_TASK DIRECTIONS_. Copy the listing below in full and skip every picture.

_DATA SHOWN_.

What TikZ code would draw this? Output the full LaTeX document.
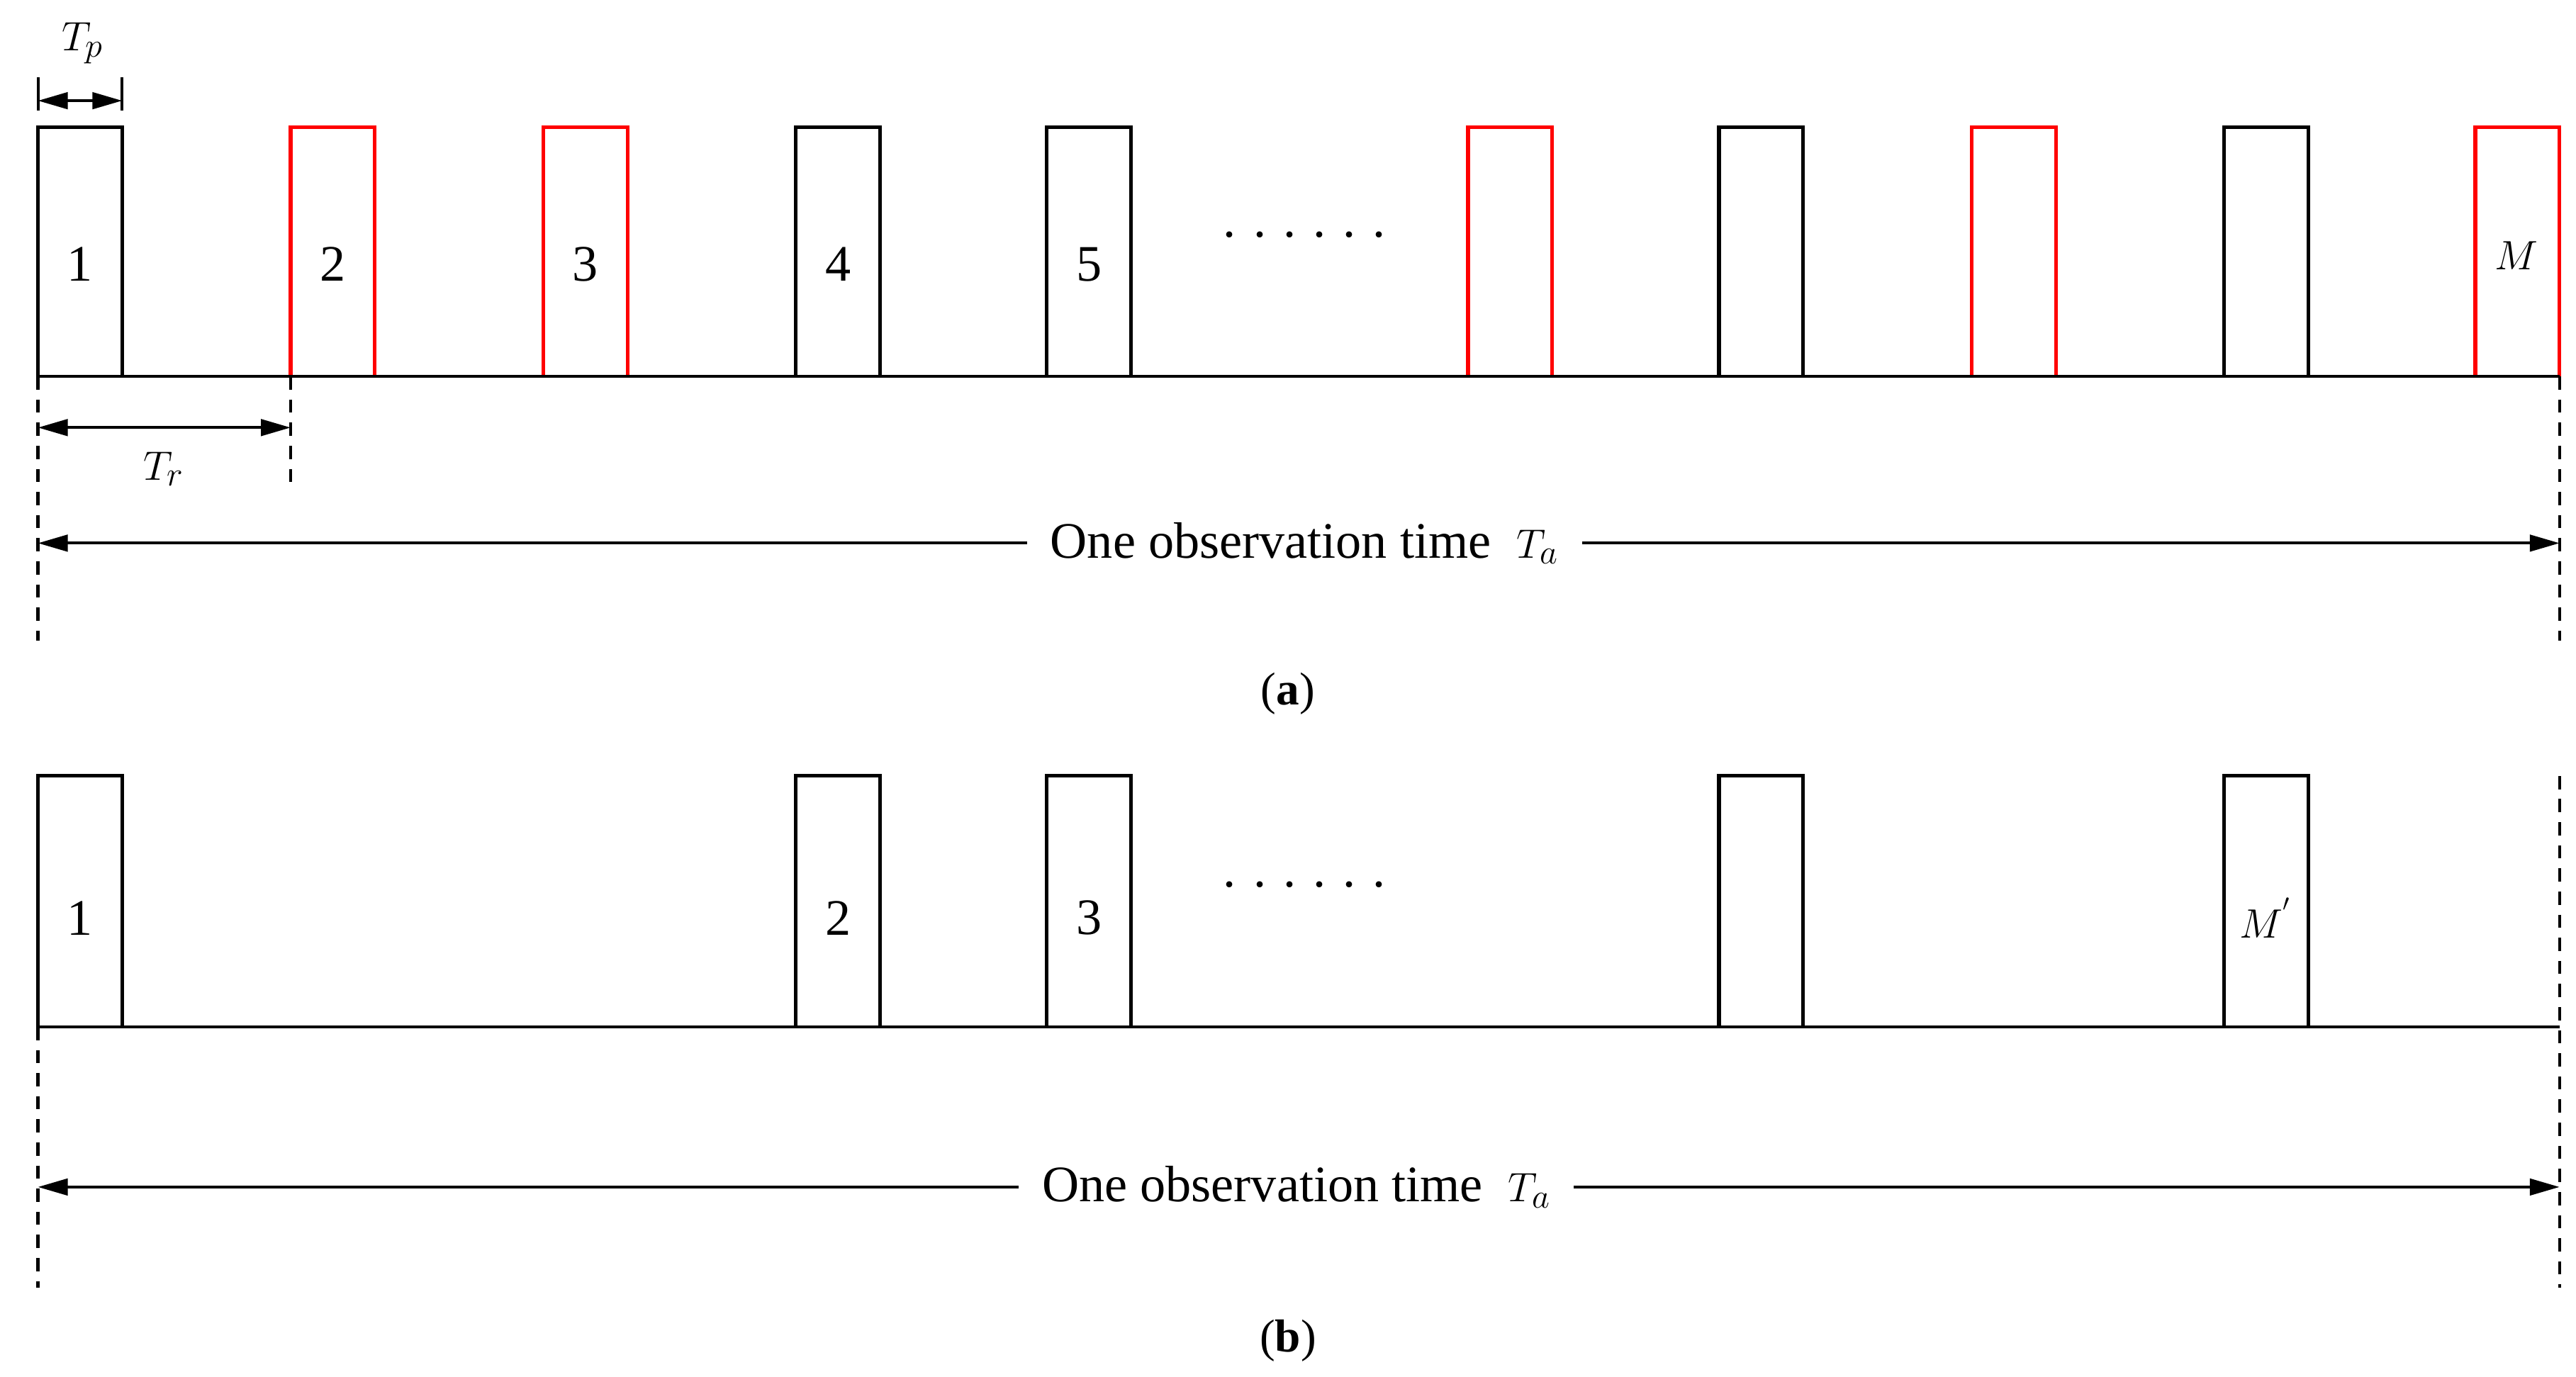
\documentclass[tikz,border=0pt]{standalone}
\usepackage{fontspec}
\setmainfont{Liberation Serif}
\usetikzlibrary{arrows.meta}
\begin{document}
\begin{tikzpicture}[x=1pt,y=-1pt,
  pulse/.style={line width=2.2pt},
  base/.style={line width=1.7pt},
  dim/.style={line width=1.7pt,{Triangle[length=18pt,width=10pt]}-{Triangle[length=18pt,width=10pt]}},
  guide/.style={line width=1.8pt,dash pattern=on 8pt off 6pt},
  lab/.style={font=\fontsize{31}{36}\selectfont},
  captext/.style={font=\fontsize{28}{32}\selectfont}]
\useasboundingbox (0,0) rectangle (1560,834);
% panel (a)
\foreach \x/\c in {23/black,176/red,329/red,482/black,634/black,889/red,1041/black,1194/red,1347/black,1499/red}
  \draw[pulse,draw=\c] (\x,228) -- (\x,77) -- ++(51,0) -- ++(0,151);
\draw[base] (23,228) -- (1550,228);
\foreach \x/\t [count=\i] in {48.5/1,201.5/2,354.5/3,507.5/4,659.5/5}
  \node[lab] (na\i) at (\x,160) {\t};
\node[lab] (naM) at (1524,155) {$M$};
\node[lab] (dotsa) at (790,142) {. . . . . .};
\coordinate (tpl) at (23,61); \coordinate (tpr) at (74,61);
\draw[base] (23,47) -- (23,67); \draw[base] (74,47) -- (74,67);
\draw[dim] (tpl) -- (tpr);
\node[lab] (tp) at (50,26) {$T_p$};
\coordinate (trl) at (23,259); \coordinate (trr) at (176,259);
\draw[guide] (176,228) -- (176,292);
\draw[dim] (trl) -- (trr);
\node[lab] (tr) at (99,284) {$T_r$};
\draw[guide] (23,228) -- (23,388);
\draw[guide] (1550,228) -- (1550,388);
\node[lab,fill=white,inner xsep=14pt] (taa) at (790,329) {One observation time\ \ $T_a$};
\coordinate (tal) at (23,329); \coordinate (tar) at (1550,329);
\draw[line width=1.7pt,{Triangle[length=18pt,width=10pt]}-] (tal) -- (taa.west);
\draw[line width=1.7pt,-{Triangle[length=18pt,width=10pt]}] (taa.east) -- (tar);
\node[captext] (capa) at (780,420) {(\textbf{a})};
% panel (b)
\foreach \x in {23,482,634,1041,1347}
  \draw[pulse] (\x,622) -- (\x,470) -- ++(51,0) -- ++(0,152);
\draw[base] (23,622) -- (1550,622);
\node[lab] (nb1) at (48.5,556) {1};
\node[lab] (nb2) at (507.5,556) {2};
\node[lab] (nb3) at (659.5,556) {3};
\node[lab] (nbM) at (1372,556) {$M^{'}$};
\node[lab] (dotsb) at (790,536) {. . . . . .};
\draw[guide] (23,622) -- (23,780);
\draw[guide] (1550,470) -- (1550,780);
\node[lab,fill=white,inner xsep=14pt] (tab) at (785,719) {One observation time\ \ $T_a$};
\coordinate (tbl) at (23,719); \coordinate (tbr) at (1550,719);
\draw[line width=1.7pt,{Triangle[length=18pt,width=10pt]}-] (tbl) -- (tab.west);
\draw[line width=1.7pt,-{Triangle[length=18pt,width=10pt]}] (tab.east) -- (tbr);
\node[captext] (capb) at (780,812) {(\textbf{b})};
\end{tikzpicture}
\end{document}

_RESULT_.
What TikZ code would draw this? Output the full LaTeX document.
\documentclass[tikz,border=0pt]{standalone}
\usepackage{fontspec}
\setmainfont{Liberation Serif}
\usetikzlibrary{arrows.meta}
\begin{document}
\begin{tikzpicture}[x=1pt,y=-1pt,
  pulse/.style={line width=2.2pt},
  base/.style={line width=1.7pt},
  dim/.style={line width=1.7pt,{Triangle[length=18pt,width=10pt]}-{Triangle[length=18pt,width=10pt]}},
  guide/.style={line width=1.8pt,dash pattern=on 8pt off 6pt},
  lab/.style={font=\fontsize{31}{36}\selectfont},
  captext/.style={font=\fontsize{28}{32}\selectfont}]
\useasboundingbox (0,0) rectangle (1560,834);
% panel (a)
\foreach \x/\c in {23/black,176/red,329/red,482/black,634/black,889/red,1041/black,1194/red,1347/black,1499/red}
  \draw[pulse,draw=\c] (\x,228) -- (\x,77) -- ++(51,0) -- ++(0,151);
\draw[base] (23,228) -- (1550,228);
\foreach \x/\t [count=\i] in {48.5/1,201.5/2,354.5/3,507.5/4,659.5/5}
  \node[lab] (na\i) at (\x,160) {\t};
\node[lab] (naM) at (1524,155) {$M$};
\node[lab] (dotsa) at (790,142) {. . . . . .};
\coordinate (tpl) at (23,61); \coordinate (tpr) at (74,61);
\draw[base] (23,47) -- (23,67); \draw[base] (74,47) -- (74,67);
\draw[dim] (tpl) -- (tpr);
\node[lab] (tp) at (50,26) {$T_p$};
\coordinate (trl) at (23,259); \coordinate (trr) at (176,259);
\draw[guide] (176,228) -- (176,292);
\draw[dim] (trl) -- (trr);
\node[lab] (tr) at (99,284) {$T_r$};
\draw[guide] (23,228) -- (23,388);
\draw[guide] (1550,228) -- (1550,388);
\node[lab,fill=white,inner xsep=14pt] (taa) at (790,329) {One observation time\ \ $T_a$};
\coordinate (tal) at (23,329); \coordinate (tar) at (1550,329);
\draw[line width=1.7pt,{Triangle[length=18pt,width=10pt]}-] (tal) -- (taa.west);
\draw[line width=1.7pt,-{Triangle[length=18pt,width=10pt]}] (taa.east) -- (tar);
\node[captext] (capa) at (780,420) {(\textbf{a})};
% panel (b)
\foreach \x in {23,482,634,1041,1347}
  \draw[pulse] (\x,622) -- (\x,470) -- ++(51,0) -- ++(0,152);
\draw[base] (23,622) -- (1550,622);
\node[lab] (nb1) at (48.5,556) {1};
\node[lab] (nb2) at (507.5,556) {2};
\node[lab] (nb3) at (659.5,556) {3};
\node[lab] (nbM) at (1372,556) {$M^{'}$};
\node[lab] (dotsb) at (790,536) {. . . . . .};
\draw[guide] (23,622) -- (23,780);
\draw[guide] (1550,470) -- (1550,780);
\node[lab,fill=white,inner xsep=14pt] (tab) at (785,719) {One observation time\ \ $T_a$};
\coordinate (tbl) at (23,719); \coordinate (tbr) at (1550,719);
\draw[line width=1.7pt,{Triangle[length=18pt,width=10pt]}-] (tbl) -- (tab.west);
\draw[line width=1.7pt,-{Triangle[length=18pt,width=10pt]}] (tab.east) -- (tbr);
\node[captext] (capb) at (780,812) {(\textbf{b})};
\end{tikzpicture}
\end{document}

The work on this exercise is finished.